Start of DATASET RECORDS
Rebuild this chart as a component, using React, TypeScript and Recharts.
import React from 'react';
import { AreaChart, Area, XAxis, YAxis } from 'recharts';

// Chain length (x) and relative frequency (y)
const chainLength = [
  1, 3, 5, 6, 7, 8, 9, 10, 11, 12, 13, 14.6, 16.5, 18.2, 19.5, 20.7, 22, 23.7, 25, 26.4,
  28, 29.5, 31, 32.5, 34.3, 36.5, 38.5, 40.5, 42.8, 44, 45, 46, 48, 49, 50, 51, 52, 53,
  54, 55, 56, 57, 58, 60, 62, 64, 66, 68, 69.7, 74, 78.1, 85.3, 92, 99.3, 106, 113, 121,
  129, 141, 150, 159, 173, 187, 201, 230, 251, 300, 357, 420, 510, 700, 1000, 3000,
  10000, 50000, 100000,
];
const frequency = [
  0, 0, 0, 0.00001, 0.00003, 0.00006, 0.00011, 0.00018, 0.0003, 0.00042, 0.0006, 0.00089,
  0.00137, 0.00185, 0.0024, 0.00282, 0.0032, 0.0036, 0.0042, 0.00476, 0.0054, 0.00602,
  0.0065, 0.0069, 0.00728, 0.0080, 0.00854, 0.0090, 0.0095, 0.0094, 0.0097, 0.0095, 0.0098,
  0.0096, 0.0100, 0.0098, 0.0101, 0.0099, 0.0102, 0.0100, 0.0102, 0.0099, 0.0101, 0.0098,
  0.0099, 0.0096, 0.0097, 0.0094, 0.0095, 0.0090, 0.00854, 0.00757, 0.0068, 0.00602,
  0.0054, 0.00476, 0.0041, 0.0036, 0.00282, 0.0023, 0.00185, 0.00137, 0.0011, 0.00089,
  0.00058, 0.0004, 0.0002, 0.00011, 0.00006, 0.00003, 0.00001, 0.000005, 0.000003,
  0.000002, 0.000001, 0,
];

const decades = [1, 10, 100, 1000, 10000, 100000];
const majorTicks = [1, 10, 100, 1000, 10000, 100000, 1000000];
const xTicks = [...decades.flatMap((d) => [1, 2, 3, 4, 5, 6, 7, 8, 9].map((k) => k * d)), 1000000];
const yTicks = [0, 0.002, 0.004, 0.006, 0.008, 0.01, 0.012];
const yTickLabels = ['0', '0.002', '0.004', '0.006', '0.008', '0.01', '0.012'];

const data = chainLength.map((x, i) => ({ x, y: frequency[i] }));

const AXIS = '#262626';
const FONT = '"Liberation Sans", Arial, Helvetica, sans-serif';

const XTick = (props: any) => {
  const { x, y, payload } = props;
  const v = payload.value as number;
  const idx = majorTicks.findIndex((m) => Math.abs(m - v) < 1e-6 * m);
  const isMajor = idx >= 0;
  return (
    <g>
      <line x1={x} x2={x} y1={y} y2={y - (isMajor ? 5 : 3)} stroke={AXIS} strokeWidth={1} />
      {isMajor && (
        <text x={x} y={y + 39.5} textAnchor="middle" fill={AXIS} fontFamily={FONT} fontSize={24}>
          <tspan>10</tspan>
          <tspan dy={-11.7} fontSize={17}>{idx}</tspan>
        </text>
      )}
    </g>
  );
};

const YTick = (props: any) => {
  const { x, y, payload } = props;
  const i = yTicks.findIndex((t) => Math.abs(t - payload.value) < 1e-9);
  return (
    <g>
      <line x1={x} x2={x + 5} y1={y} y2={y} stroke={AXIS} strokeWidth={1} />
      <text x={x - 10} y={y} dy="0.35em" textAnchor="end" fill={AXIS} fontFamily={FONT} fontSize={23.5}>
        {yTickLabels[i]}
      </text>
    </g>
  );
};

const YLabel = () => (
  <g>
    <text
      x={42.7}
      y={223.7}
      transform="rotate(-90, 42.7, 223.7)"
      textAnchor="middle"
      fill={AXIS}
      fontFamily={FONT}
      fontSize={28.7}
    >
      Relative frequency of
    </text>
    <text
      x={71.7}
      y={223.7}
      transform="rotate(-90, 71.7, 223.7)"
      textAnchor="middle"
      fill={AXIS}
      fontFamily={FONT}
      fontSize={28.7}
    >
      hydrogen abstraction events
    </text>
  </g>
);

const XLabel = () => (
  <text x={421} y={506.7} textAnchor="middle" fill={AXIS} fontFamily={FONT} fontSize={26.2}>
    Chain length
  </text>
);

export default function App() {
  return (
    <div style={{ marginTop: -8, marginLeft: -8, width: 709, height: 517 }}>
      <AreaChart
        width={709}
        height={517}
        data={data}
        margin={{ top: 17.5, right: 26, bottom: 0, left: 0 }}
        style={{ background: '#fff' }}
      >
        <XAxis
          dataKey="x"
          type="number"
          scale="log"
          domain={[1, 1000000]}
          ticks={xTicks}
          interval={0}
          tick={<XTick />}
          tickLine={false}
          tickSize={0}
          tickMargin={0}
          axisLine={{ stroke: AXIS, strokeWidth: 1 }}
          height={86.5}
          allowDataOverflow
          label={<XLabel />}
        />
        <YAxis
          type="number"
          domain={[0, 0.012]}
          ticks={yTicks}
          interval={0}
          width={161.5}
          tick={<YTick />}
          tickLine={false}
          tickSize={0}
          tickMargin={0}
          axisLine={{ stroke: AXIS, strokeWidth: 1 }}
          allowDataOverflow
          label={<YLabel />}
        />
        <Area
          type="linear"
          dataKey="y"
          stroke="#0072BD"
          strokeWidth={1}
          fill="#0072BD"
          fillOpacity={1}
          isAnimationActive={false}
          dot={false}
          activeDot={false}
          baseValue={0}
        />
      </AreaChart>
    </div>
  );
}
End of DATASET RECORDS
Start of DATASET RECORDS
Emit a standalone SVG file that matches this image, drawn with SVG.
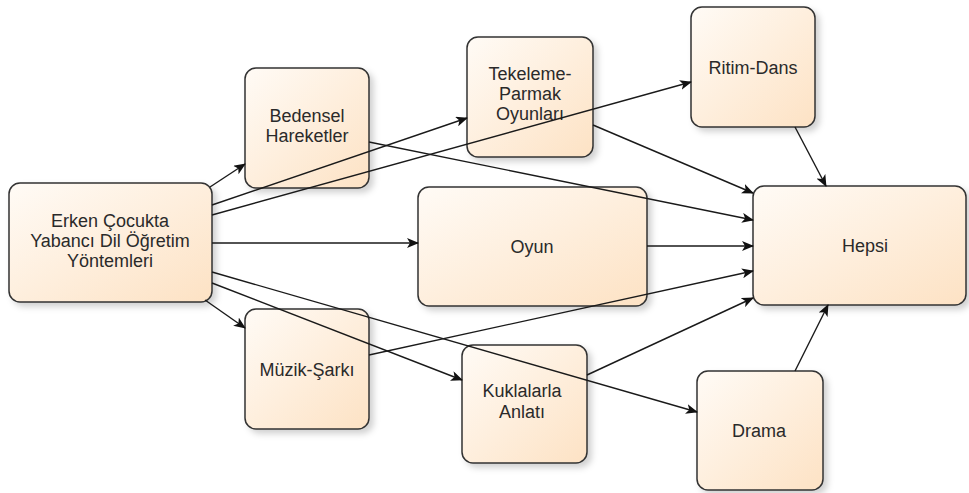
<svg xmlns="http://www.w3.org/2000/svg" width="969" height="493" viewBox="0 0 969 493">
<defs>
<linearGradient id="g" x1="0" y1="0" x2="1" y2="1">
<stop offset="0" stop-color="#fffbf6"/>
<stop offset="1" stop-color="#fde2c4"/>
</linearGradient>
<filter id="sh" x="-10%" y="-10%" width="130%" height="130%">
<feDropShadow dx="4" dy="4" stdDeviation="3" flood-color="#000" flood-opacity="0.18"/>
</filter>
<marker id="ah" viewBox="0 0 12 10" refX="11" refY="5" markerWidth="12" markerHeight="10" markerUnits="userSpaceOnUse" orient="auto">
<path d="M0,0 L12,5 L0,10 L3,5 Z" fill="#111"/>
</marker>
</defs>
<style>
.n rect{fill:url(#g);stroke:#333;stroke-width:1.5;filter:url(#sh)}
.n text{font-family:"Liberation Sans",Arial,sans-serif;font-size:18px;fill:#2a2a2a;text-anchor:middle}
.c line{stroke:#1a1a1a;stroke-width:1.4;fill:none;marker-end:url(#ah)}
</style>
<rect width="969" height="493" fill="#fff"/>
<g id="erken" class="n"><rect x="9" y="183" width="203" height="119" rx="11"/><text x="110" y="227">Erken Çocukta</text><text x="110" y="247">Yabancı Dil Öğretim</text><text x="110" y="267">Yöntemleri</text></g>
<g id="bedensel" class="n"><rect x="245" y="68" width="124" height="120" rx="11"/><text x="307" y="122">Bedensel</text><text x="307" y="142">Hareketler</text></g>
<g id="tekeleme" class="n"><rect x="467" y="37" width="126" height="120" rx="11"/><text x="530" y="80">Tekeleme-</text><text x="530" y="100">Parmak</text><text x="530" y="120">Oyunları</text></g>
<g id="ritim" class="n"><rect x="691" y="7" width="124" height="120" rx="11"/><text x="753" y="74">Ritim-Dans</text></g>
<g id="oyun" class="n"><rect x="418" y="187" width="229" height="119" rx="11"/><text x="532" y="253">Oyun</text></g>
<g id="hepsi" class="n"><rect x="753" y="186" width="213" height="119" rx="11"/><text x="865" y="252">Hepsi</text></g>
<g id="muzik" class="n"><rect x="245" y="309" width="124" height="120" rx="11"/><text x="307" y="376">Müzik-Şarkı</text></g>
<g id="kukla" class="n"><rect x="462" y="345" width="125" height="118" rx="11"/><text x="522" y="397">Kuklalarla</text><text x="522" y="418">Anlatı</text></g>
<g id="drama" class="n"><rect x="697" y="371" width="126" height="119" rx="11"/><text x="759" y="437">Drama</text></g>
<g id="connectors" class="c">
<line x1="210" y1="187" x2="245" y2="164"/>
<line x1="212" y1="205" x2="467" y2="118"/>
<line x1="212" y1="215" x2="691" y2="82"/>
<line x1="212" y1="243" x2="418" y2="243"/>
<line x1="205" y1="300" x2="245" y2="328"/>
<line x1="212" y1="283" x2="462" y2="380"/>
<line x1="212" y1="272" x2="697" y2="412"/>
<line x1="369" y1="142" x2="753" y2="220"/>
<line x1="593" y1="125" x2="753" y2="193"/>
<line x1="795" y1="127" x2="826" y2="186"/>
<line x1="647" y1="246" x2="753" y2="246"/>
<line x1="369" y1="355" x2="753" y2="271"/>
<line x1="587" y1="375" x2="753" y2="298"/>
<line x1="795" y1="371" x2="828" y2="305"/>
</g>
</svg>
End of DATASET RECORDS
WHAT YOU HAVE TO DO: Extract the lines from the line with "Rebuild this chart" through the line with "Area, XAxis, YAxis". Keep both of those lines, copy everything exactly, and add nothing.

TASK ANSWER:
Rebuild this chart as a component, using React, TypeScript and Recharts.
import React from 'react';
import { AreaChart, Area, XAxis, YAxis } from 'recharts';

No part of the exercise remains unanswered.